### Dataset extract
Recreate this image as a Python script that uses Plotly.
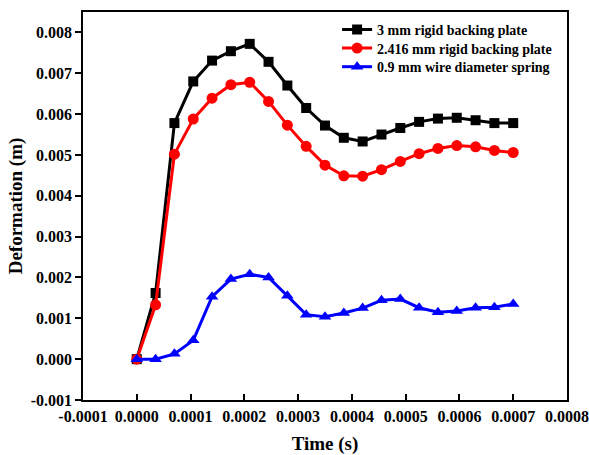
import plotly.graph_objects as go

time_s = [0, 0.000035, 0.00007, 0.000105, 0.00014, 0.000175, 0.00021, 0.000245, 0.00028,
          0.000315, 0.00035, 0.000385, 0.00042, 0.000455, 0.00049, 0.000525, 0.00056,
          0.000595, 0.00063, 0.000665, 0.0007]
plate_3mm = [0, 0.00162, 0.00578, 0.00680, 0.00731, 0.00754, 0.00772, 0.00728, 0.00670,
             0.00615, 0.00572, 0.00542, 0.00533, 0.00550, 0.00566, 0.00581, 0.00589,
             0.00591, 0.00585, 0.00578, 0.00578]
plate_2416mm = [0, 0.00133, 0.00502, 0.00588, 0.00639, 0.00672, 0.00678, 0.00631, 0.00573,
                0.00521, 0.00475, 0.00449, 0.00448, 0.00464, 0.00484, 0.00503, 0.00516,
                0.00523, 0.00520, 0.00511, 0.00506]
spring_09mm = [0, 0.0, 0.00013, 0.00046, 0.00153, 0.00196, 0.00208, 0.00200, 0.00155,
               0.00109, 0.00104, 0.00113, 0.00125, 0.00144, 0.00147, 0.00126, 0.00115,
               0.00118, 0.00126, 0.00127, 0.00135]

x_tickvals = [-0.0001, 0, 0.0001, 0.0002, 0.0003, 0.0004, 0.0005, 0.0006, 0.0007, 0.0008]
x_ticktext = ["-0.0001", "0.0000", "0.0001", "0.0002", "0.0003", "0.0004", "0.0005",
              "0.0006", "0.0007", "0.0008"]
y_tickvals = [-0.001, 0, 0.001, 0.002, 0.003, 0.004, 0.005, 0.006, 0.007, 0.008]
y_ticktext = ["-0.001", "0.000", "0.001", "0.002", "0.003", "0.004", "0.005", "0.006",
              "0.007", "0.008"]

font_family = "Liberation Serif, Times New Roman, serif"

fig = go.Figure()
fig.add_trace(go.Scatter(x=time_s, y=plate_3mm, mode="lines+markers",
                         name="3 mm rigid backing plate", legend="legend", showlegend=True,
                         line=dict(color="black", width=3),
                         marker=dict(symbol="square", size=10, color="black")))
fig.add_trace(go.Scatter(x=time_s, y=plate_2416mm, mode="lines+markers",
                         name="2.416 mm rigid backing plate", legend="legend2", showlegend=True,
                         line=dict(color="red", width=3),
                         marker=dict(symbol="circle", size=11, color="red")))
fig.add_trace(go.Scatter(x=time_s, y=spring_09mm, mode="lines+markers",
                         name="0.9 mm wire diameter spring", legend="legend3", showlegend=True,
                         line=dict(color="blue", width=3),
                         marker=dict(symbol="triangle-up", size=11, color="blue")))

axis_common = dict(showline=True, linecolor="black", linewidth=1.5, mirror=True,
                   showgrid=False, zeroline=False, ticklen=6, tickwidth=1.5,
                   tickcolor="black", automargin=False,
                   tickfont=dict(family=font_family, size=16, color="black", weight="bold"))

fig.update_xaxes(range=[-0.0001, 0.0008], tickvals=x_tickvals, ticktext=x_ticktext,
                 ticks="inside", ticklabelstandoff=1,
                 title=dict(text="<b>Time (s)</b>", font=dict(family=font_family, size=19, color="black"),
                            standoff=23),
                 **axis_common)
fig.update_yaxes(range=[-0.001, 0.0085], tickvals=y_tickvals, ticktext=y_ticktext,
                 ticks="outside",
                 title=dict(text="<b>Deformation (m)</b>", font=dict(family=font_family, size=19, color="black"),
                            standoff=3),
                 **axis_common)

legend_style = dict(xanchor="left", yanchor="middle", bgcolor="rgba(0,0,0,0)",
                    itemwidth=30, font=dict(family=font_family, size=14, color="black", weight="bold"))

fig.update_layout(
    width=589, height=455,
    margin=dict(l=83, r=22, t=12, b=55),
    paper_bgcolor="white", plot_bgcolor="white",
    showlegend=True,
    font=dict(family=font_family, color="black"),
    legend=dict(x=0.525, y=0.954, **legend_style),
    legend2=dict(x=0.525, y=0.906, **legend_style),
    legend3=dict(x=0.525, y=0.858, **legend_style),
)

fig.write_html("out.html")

### What you are asked to do
Skip the pictures and restate exactly the lines from the beginning of the listing to the line with "import plotly.graph_objects as go", that line included.

### Output for this task
Recreate this image as a Python script that uses Plotly.
import plotly.graph_objects as go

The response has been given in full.